If a bank wants to leverage virtualization and the cloud, it needs to change its approach, Accenture's Tobolski says. "You have to look at IT in a holistic fashion if you're going to achieve cloud-like capabilities," he contends. "And that is bigger than just the data center, bigger than just the kit. It's fairly extensive."
IBM fellow and chief systems engineer Guru Rao, however, says it's important to ensure that the right hardware is being used for the job. "Big and small companies should think holistically about workload," he says. "Pick the right systems, the right design, the right hardware, and tune it to the task."
But while the data center used to be all about nameplates and exciting big-vendor solutions, Accenture's Tobolski argues, the shift in focus to an evolving data center environment must come from within.
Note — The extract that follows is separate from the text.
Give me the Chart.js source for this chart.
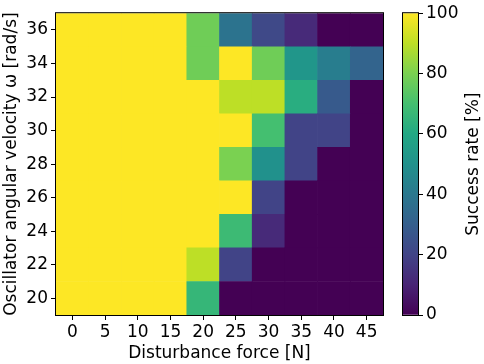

And it must be focused on adding business value. "There's also probably a little bit of admiration and envy going on," Tobolski notes, suggesting that consumer cloud services such as Amazon Cloud Drive, Dropbox or Google Docs represent something of a holy grail for bank data centers.
The experts agree that the end goal of cloud, automation and virtualization projects is efficiency and flexibility, and shaping IT to reflect and support that agility. "If there's any trend, it's toward being more efficient," according to Viewpointe's Walsh. "I don't know if transforming the data center is the trend. But I think it's trying to be more efficient about your current environment."